Bravo-Rufe aber auch für den stählern schmetternden Michele Pertusi als Don Alfonso d’Este, dessen Bass die ganze Emotion des sich betrogen wähnenden Herrschers umsetzte, ein Machtmensch von stimmlicher Überzeugungskraft. Und um bei den hörbaren Farben zu bleiben: Dem spanischen Tenor José Bros flossen die Töne des liebenden Gennaro geradezu drucklos auf die konzertant unschuldige Leinwand, es strömte ein azurner Feinstklang aus ihm, der so jenseitig rein war, dass man ihm gar keine Verrührung zutrauen wollte – und doch kostete der Sänger die rhythmisch-dynamische Farbschlacht aus, die in seinen Part und ihm wie auf die Stimmbänder gemalt worden ist. In trotzigem Umbra widersetzte er sich dem letzten Rettungsversuch seiner mütterlich mordenden Liebe.
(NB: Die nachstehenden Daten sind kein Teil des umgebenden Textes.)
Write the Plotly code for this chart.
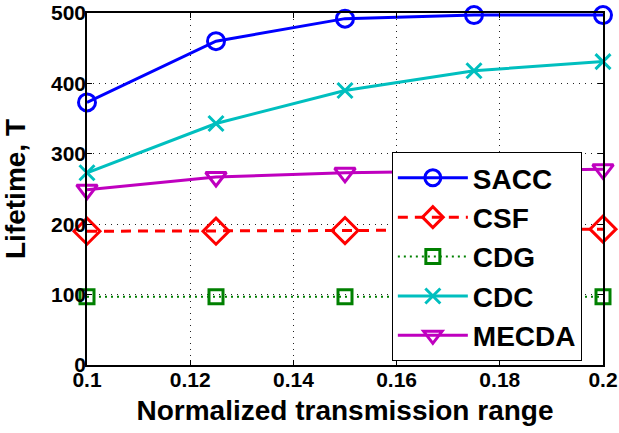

Das restliche Solistenensemble war dieser blendenden Wucht vokaler Darstellungskunst überwiegend ebenbürtig, einzelne Abstriche mögen im Schatten der Pracht dieser Hauptpartien wie übertüncht wirken. Größere Fehlstellen leistete sich auch der Staatsopernchor nicht, wenngleich hier mitunter die gewohnte Perfektion im Zusammenspiel leicht ins Trippeln geriet. Die Sächsische Staatskapelle, gewiss kein Orchester absoluter Italianità, bereitete unter der musikalischen Leitung von Andriy Yurkevych – der gebürtige Ukrainer gab hiermit sein Dresden-Debüt – einen sicheren Klangteppich, war mal goldener Rahmen und mal spröder Rupfen, auf dem die Stimmwunder zu ikonografisch einprägsamer Entfaltung kamen. In Summa ein goldiges Mosaik (fast) wie in San Marco am venezianischen Markusplatz.